Place the dough ball into a floured proving basket (I use rice flour as it doesn't gert sticky), lightly flour the top of the dough (which will be the bottom of the loaf), cover it and leave at room temperature for around 3 hours (In my experimentation I have found it is proved enough at 2 hours but if I leave it for another hour it gets a better rise in the oven.)

I preheat my oven to 240oC and put my cast iron dutch oven in to preheat it ready for the dough.

After the second prove turn out the dough onto you hand and place it into the hot dutch oven (it's best to take it out of the oven to do this) and cover with lid (be careful not to burn yourself!). Sometimes I use a blade and score the dough but that isn't essential.

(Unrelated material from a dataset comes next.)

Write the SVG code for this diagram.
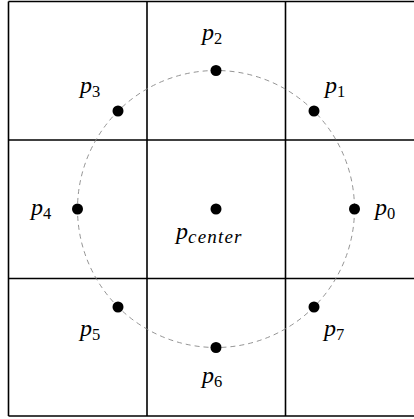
<svg xmlns="http://www.w3.org/2000/svg" width="414" height="419" viewBox="0 0 414 419">
<style>
.grid{stroke:#000;stroke-width:1.6;fill:none}
.circ{stroke:#888;stroke-width:0.9;fill:none;stroke-dasharray:5 4}
.dot{fill:#000}
.lbl{font-family:"Liberation Serif",serif;font-style:italic;font-size:24px;fill:#000}
.sub{font-style:normal;font-size:16.5px}
.subi{font-style:italic;font-size:19px;letter-spacing:1.2px}
</style>
<rect width="414" height="419" fill="#fff"/>
<g id="grid">
<line class="grid" x1="8.5" y1="1.5" x2="414" y2="1.5"/>
<line class="grid" x1="8.5" y1="140" x2="414" y2="140"/>
<line class="grid" x1="8.5" y1="278.5" x2="414" y2="278.5"/>
<line class="grid" x1="8.5" y1="416" x2="414" y2="416"/>
<line class="grid" x1="8.5" y1="1.5" x2="8.5" y2="416"/>
<line class="grid" x1="147" y1="1.5" x2="147" y2="416"/>
<line class="grid" x1="285.5" y1="1.5" x2="285.5" y2="416"/>
</g>
<g id="connectors">
<circle class="circ" cx="216" cy="209" r="138.5"/>
</g>
<g id="p0"><circle class="dot" cx="354.5" cy="209" r="5.5"/><text class="lbl" x="375" y="215">p<tspan class="sub" dy="3.5">0</tspan></text></g>
<g id="p1"><circle class="dot" cx="314" cy="111" r="5.5"/><text class="lbl" x="325" y="93">p<tspan class="sub" dy="3.5">1</tspan></text></g>
<g id="p2"><circle class="dot" cx="216" cy="70.5" r="5.5"/><text class="lbl" x="202" y="40">p<tspan class="sub" dy="3.5">2</tspan></text></g>
<g id="p3"><circle class="dot" cx="118" cy="111" r="5.5"/><text class="lbl" x="80" y="93">p<tspan class="sub" dy="3.5">3</tspan></text></g>
<g id="p4"><circle class="dot" cx="77.5" cy="209" r="5.5"/><text class="lbl" x="31" y="215">p<tspan class="sub" dy="3.5">4</tspan></text></g>
<g id="p5"><circle class="dot" cx="118" cy="307" r="5.5"/><text class="lbl" x="80" y="336">p<tspan class="sub" dy="3.5">5</tspan></text></g>
<g id="p6"><circle class="dot" cx="216" cy="347.5" r="5.5"/><text class="lbl" x="202" y="383">p<tspan class="sub" dy="3.5">6</tspan></text></g>
<g id="p7"><circle class="dot" cx="314" cy="307" r="5.5"/><text class="lbl" x="324" y="336">p<tspan class="sub" dy="3.5">7</tspan></text></g>
<g id="pcenter"><circle class="dot" cx="216" cy="209" r="5.5"/><text class="lbl" x="176" y="239">p<tspan class="subi" dy="3.5">center</tspan></text></g>
</svg>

Then put the dutch oven back in the oven to bake. My time and temperature profile is: 20 min 240 oC, then 15 mins 200oC and then depending on how crispy I want the crust I will take the lid off and back at 200oC for another 5-10 minutes. Whilst the lid is on the pot resist the urge to check on the loaf as the moisture will escape and the loaf may deflate.

Then put finished loaf on a cooling rack and let it cool before you cut it.

Notes

  • You can mess around with different flours to alter the taste and texture. I usually keep the 300g base of strong white and then vary the other 150g of flour)
  • Some people line their dutch oven - I don't as I find it interferes with the rise. If the base of the dough has a dusting of flour then it will be fine.
  • If you don't have a proving basket you can do the second prove on a baking tray or in the cold dutch oven and then put that into the oven after the second prove.
  • If you don't have a dutch oven you can bake on a baking tray or pizza stone. To get a better rise and crispier crust place a tray of boiling water on the shelf below the bread this will create steam and help the dough rise.